Request | Where a line below holds the string "this", copy that line.

Entries supplied |

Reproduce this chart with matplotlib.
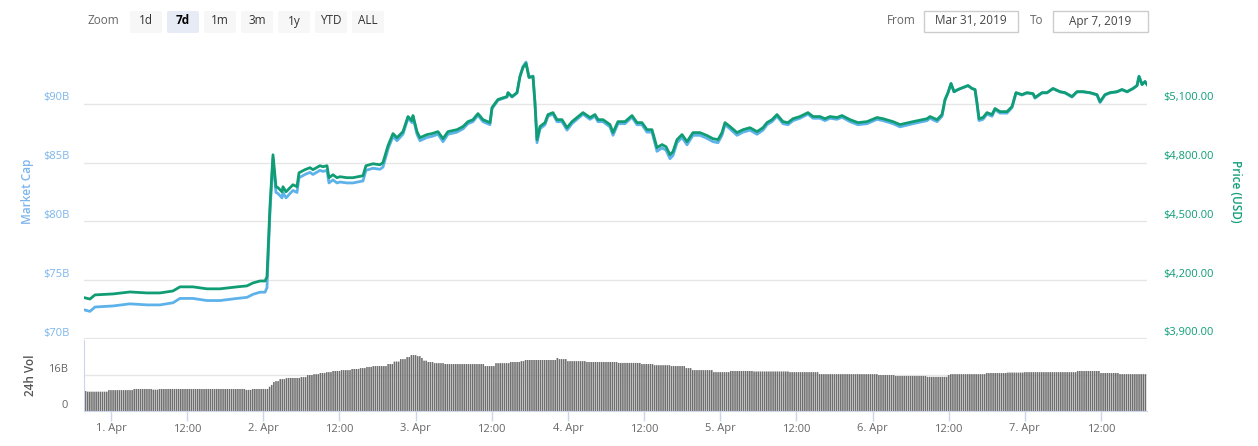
import numpy as np
import matplotlib
matplotlib.use("Agg")
import matplotlib.pyplot as plt
from matplotlib.patches import FancyBboxPatch, Rectangle
from matplotlib.transforms import offset_copy

plt.rcParams["font.family"] = ["Open Sans", "DejaVu Sans"]

# hours since 1 Apr 2019 00:00
hours = [-4.10, -3.31, -2.52, 0.32, 2.99, 5.67, 7.72, 9.77, 10.87, 12.92,
         15.13, 17.18, 19.86, 21.43, 22.38, 23.48, 24.27, 24.58, 25.05, 25.53,
         26.00, 26.32, 26.95, 27.10, 27.58, 28.21, 28.68, 29.31, 29.63, 30.57,
         31.36, 31.83, 32.93, 33.41, 34.04, 34.35, 34.98, 35.61, 36.09, 37.19,
         38.13, 39.71, 40.18, 41.29, 42.39, 42.86, 43.65, 44.44, 45.07, 46.01,
         46.80, 47.43, 47.59, 48.22, 48.69, 49.80, 50.58, 51.53, 52.32, 53.10,
         54.52, 55.47, 56.26, 57.04, 57.83, 58.62, 59.72, 60.04, 60.98, 62.40,
         62.56, 63.19, 63.98, 64.45, 64.92, 65.40, 65.87, 66.50, 66.81, 67.13,
         67.60, 68.39, 68.86, 69.65, 70.28, 71.07, 71.86, 72.64, 73.43, 74.38,
         75.48, 76.27, 76.74, 77.53, 78.63, 79.11, 79.89, 81.00, 82.10, 82.89,
         83.67, 84.46, 85.25, 86.04, 86.83, 87.46, 88.09, 88.56, 89.19, 89.98,
         90.77, 91.71, 92.81, 93.92, 94.86, 95.65, 96.28, 96.75, 97.54, 98.65,
         99.59, 100.69, 101.80, 102.74, 103.37, 104.16, 104.95, 105.89, 106.68, 107.47,
         108.57, 109.83, 110.62, 111.72, 112.51, 113.30, 114.40, 115.19, 116.45, 117.71,
         119.13, 120.71, 121.65, 123.23, 124.33, 126.38, 128.59, 129.06, 130.16, 130.95,
         131.42, 131.89, 132.37, 132.84, 133.47, 134.26, 135.05, 135.68, 136.15, 136.46,
         136.78, 137.41, 138.04, 138.83, 139.30, 140.09, 141.19, 141.98, 142.61, 143.55,
         144.34, 145.29, 145.60, 146.71, 147.49, 148.44, 149.54, 150.33, 151.43, 152.22,
         153.17, 154.27, 155.37, 155.85, 156.63, 157.42, 158.53, 159.31, 160.10, 161.04,
         161.68, 161.99, 162.47, 162.94, 163.26]

price_usd = [4110, 4104, 4125, 4130, 4140, 4135, 4135, 4145, 4166, 4166,
             4156, 4156, 4166, 4171, 4186, 4196, 4196, 4217, 4575, 4840,
             4677, 4672, 4651, 4677, 4651, 4672, 4687, 4677, 4748, 4764,
             4774, 4764, 4784, 4779, 4784, 4723, 4738, 4723, 4728, 4723,
             4723, 4733, 4784, 4794, 4789, 4800, 4886, 4948, 4927, 4958,
             5035, 5014, 5040, 4958, 4927, 4943, 4948, 4958, 4922, 4958,
             4968, 4984, 5009, 5019, 5050, 5019, 5004, 5081, 5122, 5137,
             5157, 5137, 5157, 5239, 5285, 5306, 5234, 5239, 5106, 4917,
             4984, 5004, 5045, 5055, 5019, 5019, 4978, 5009, 5030, 5055,
             5030, 5045, 5019, 5019, 4994, 4953, 5009, 5009, 5040, 5004,
             5004, 4968, 4968, 4876, 4892, 4881, 4840, 4856, 4917, 4943,
             4907, 4953, 4953, 4938, 4922, 4917, 4953, 5004, 4984, 4953,
             4968, 4978, 4958, 4978, 5004, 5019, 5045, 5009, 5004, 5024,
             5035, 5055, 5035, 5035, 5024, 5035, 5030, 5040, 5019, 5004,
             5009, 5030, 5024, 5009, 4994, 5009, 5024, 5035, 5019, 5045,
             5122, 5157, 5203, 5162, 5173, 5183, 5193, 5178, 5173, 5106,
             5024, 5030, 5055, 5045, 5076, 5060, 5060, 5086, 5157, 5147,
             5157, 5152, 5132, 5157, 5157, 5178, 5162, 5157, 5137, 5162,
             5162, 5157, 5147, 5111, 5147, 5157, 5162, 5173, 5162, 5178,
             5193, 5239, 5198, 5213, 5198]

market_cap_b = [72.46, 72.35, 72.72, 72.81, 72.99, 72.90, 72.90, 73.08, 73.45, 73.45,
                73.27, 73.27, 73.45, 73.54, 73.80, 73.98, 73.98, 74.35, 80.66, 85.33,
                82.46, 82.37, 82.00, 82.46, 82.00, 82.37, 82.63, 82.46, 83.71, 83.99,
                84.17, 83.99, 84.34, 84.25, 84.34, 83.27, 83.53, 83.27, 83.35, 83.27,
                83.27, 83.44, 84.34, 84.52, 84.43, 84.62, 86.14, 87.23, 86.86, 87.41,
                88.77, 88.40, 88.86, 87.41, 86.86, 87.14, 87.23, 87.41, 86.78, 87.41,
                87.59, 87.87, 88.31, 88.48, 89.03, 88.48, 88.22, 89.58, 90.30, 90.57,
                90.92, 90.57, 90.92, 92.36, 93.17, 93.55, 92.28, 92.36, 90.02, 86.69,
                87.87, 88.22, 88.94, 89.12, 88.48, 88.48, 87.76, 88.31, 88.68, 89.12,
                88.68, 88.94, 88.48, 88.48, 88.04, 87.32, 88.31, 88.31, 88.86, 88.22,
                88.22, 87.59, 87.59, 85.96, 86.25, 86.05, 85.33, 85.61, 86.69, 87.14,
                86.51, 87.32, 87.32, 87.06, 86.78, 86.69, 87.32, 88.22, 87.87, 87.32,
                87.59, 87.76, 87.41, 87.76, 88.22, 88.48, 88.94, 88.31, 88.22, 88.57,
                88.77, 89.12, 88.77, 88.77, 88.57, 88.77, 88.68, 88.86, 88.48, 88.22,
                88.31, 88.68, 88.57, 88.31, 88.04, 88.31, 88.57, 88.77, 88.48, 88.94,
                90.30, 90.92, 91.73, 91.01, 91.20, 91.38, 91.55, 91.29, 91.20, 90.02,
                88.57, 88.68, 89.12, 88.94, 89.49, 89.21, 89.21, 89.67, 90.92, 90.74,
                90.92, 90.83, 90.48, 90.92, 90.92, 91.29, 91.01, 90.92, 90.57, 91.01,
                91.01, 90.92, 90.74, 90.11, 90.74, 90.92, 91.01, 91.20, 91.01, 91.29,
                91.55, 92.36, 91.64, 91.91, 91.64]

# 24h volume (billions), one level per run of bars starting at the given hour
vol_change_hours = [-4.1, -3.8, -0.5, 3.5, 6.5, 7.6, 21.1, 22.2, 24.7, 25.1,
                    25.4, 26.0, 26.6, 27.6, 29.8, 30.7, 31.8, 32.9, 34.0, 35.0,
                    36.1, 37.7, 39.2, 40.3, 41.3, 43.5, 44.4, 45.5, 46.5, 47.3,
                    48.1, 48.7, 49.3, 50.0, 50.7, 52.6, 58.9, 60.4, 62.7, 64.5,
                    65.1, 70.1, 70.6, 71.7, 75.0, 79.9, 83.4, 85.4, 88.1, 90.5,
                    91.6, 94.9, 97.4, 101.2, 107.0, 111.4, 120.7, 123.4, 128.6, 131.9,
                    132.2, 138.0, 141.2, 143.9, 152.1, 155.8, 158.7]
vol_levels_b = [8.9, 8.6, 9.3, 9.8, 9.5, 9.8, 9.4, 9.8, 10.8, 11.6,
                12.9, 13.3, 14.2, 14.7, 15.1, 16.0, 16.4, 16.9, 17.3, 17.8,
                18.2, 18.7, 19.1, 19.6, 20.0, 20.9, 22.0, 23.1, 24.0, 24.9,
                24.4, 23.6, 22.4, 21.8, 21.3, 20.9, 20.0, 21.3, 21.8, 22.2,
                22.7, 23.6, 23.1, 22.2, 21.8, 21.4, 20.9, 20.4, 20.0, 19.1,
                18.2, 17.3, 17.8, 17.6, 17.3, 16.4, 16.0, 15.6, 15.2, 16.0,
                16.4, 16.9, 17.1, 17.3, 17.8, 16.9, 16.4]

cap_ticks = [70, 75, 80, 85, 90]
price_ticks = [3900, 4200, 4500, 4800, 5100]
x_ticks = [0, 12, 24, 36, 48, 60, 72, 84, 96, 108, 120, 132, 144, 156]
x_labels = ["1. Apr", "12:00", "2. Apr", "12:00", "3. Apr", "12:00", "4. Apr",
            "12:00", "5. Apr", "12:00", "6. Apr", "12:00", "7. Apr", "12:00"]
zoom_buttons = ["1d", "7d", "1m", "3m", "1y", "YTD", "ALL"]
active_button = "7d"
date_from, date_to = "Mar 31, 2019", "Apr 7, 2019"

GREEN = "#109d74"
BLUE = "#5db2ea"
BLUE_TXT = "#7cb5ec"
GREEN_TXT = "#0f9d78"
GRID = "#e6e6e6"
AXIS = "#ccd6eb"

W, H = 1258, 446
fig = plt.figure(figsize=(W / 100, H / 100), dpi=100)


def rect(x0, y0, x1, y1):
    return [x0 / W, 1 - y1 / H, (x1 - x0) / W, (y1 - y0) / H]


# ---- main panel
ax = fig.add_axes(rect(84, 45, 1147, 339))
ax.set_xlim(-4.25, 163.25)
ax.set_ylim(70, 95)
for s in ax.spines.values():
    s.set_visible(False)
ax.set_xticks([])
ax.set_yticks([])
for v in cap_ticks:
    ax.axhline(v, color=GRID, lw=1.6 if v == 70 else 1.0, zorder=0)
ax.plot(hours, market_cap_b, color=BLUE, lw=2.0, zorder=2, solid_joinstyle="round")

ax2 = ax.twinx()
ax2.set_ylim(3900, 5400)
for s in ax2.spines.values():
    s.set_visible(False)
ax2.set_yticks([])
ax2.plot(hours, price_usd, color=GREEN, lw=2.0, zorder=3, solid_joinstyle="round")

tr_left = offset_copy(ax.get_yaxis_transform(), fig=fig, x=-14, y=6, units="dots")
for v in cap_ticks:
    ax.text(0, v, f"${v}B", transform=tr_left, ha="right", va="center",
            fontsize=8, color=BLUE_TXT)
tr_right = offset_copy(ax2.get_yaxis_transform(), fig=fig, x=16, y=6, units="dots")
for p in price_ticks:
    ax2.text(1, p, f"${p:,.2f}", transform=tr_right, ha="left", va="center",
             fontsize=8, color=GREEN_TXT)

# ---- volume panel
axv = fig.add_axes(rect(84, 340, 1147, 411))
axv.set_xlim(-4.25, 163.25)
axv.set_ylim(0, 31.6)
bar_hours = np.arange(-4.0, 163.2, 1 / 3)
idx = np.clip(np.searchsorted(vol_change_hours, bar_hours, side="right") - 1, 0, None)
vol = np.array(vol_levels_b)[idx]
axv.axhline(16, color=GRID, lw=1.0, zorder=0)
bars = axv.bar(bar_hours, vol, width=0.25, color="#6f6f6f", lw=0, zorder=2)
for b in bars:
    b.set_snap(False)
for k in ["top", "right"]:
    axv.spines[k].set_visible(False)
axv.spines["left"].set_color(AXIS)
axv.spines["bottom"].set_color(AXIS)
axv.set_yticks([])
axv.set_xticks(x_ticks)
axv.set_xticklabels(x_labels, fontsize=8, color="#666666")
axv.tick_params(axis="x", length=7, width=1, color=AXIS, pad=2)
tr_vl = offset_copy(axv.get_yaxis_transform(), fig=fig, x=-16, y=6, units="dots")
axv.text(0, 16, "16B", transform=tr_vl, ha="right", va="center", fontsize=8, color="#666666")
axv.text(0, 0, "0", transform=tr_vl, ha="right", va="center", fontsize=8, color="#666666")

# ---- overlay for titles and toolbar
ov = fig.add_axes([0, 0, 1, 1], facecolor="none")
ov.set_xlim(0, W)
ov.set_ylim(H, 0)
ov.axis("off")

ov.text(27, 191, "Market Cap", rotation=90, ha="center", va="center",
        fontsize=8.5, fontweight="semibold", color=BLUE_TXT)
ov.text(1236, 191, "Price (USD)", rotation=270, ha="center", va="center",
        fontsize=8.5, fontweight="semibold", color=GREEN_TXT)
ov.text(31, 375, "24h Vol", rotation=90, ha="center", va="center",
        fontsize=8.5, fontweight="semibold", color="#555555")

ov.text(88, 21, "Zoom", ha="left", va="center", fontsize=8.5, color="#666666")
for i, lab in enumerate(zoom_buttons):
    x0 = 130 + i * 37
    active = lab == active_button
    ov.add_patch(FancyBboxPatch((x0 + 2, 13), 28, 18,
                                boxstyle="round,pad=2,rounding_size=2",
                                fc="#e6ebf5" if active else "#f7f7f7", ec="none"))
    ov.text(x0 + 16, 21, lab, ha="center", va="center", fontsize=8.5,
            color="#000000" if active else "#333333",
            fontweight="bold" if active else "normal")

ov.text(887, 21, "From", ha="left", va="center", fontsize=8.5, color="#666666")
ov.add_patch(Rectangle((924, 11), 94, 21, fc="white", ec="#cccccc", lw=1))
ov.text(971, 21, date_from, ha="center", va="center", fontsize=8.5, color="#444444")
ov.text(1030, 21, "To", ha="left", va="center", fontsize=8.5, color="#666666")
ov.add_patch(Rectangle((1053, 11), 95, 21, fc="white", ec="#cccccc", lw=1))
ov.text(1100, 21, date_to, ha="center", va="center", fontsize=8.5, color="#444444")

fig.savefig("out.png", dpi=100)
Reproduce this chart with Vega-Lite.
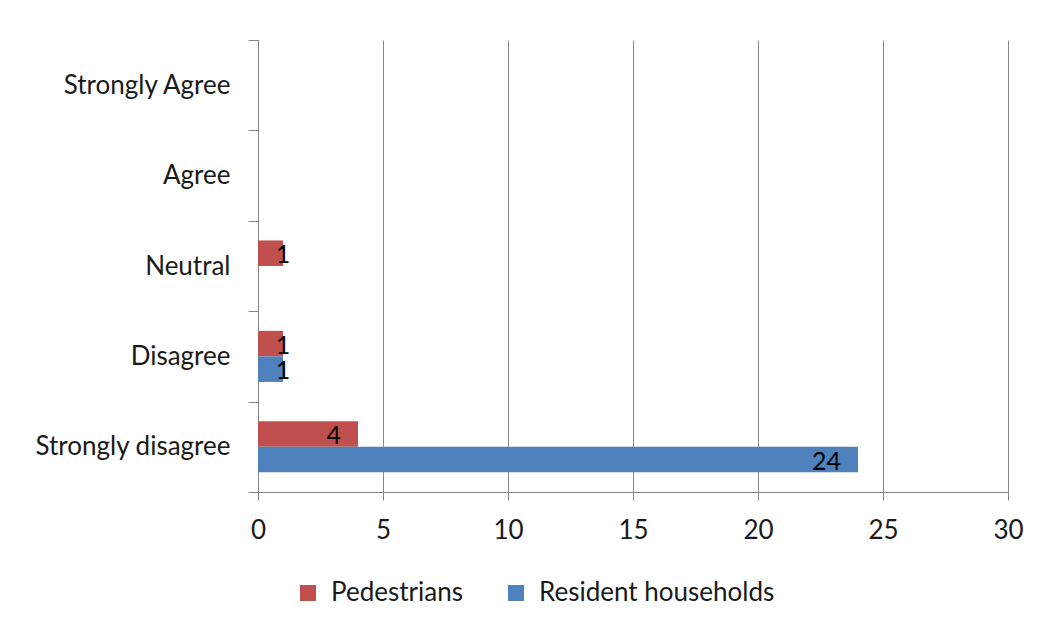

Complete response |
Reproduce this chart with matplotlib.
Reproduce this chart with Vega-Lite.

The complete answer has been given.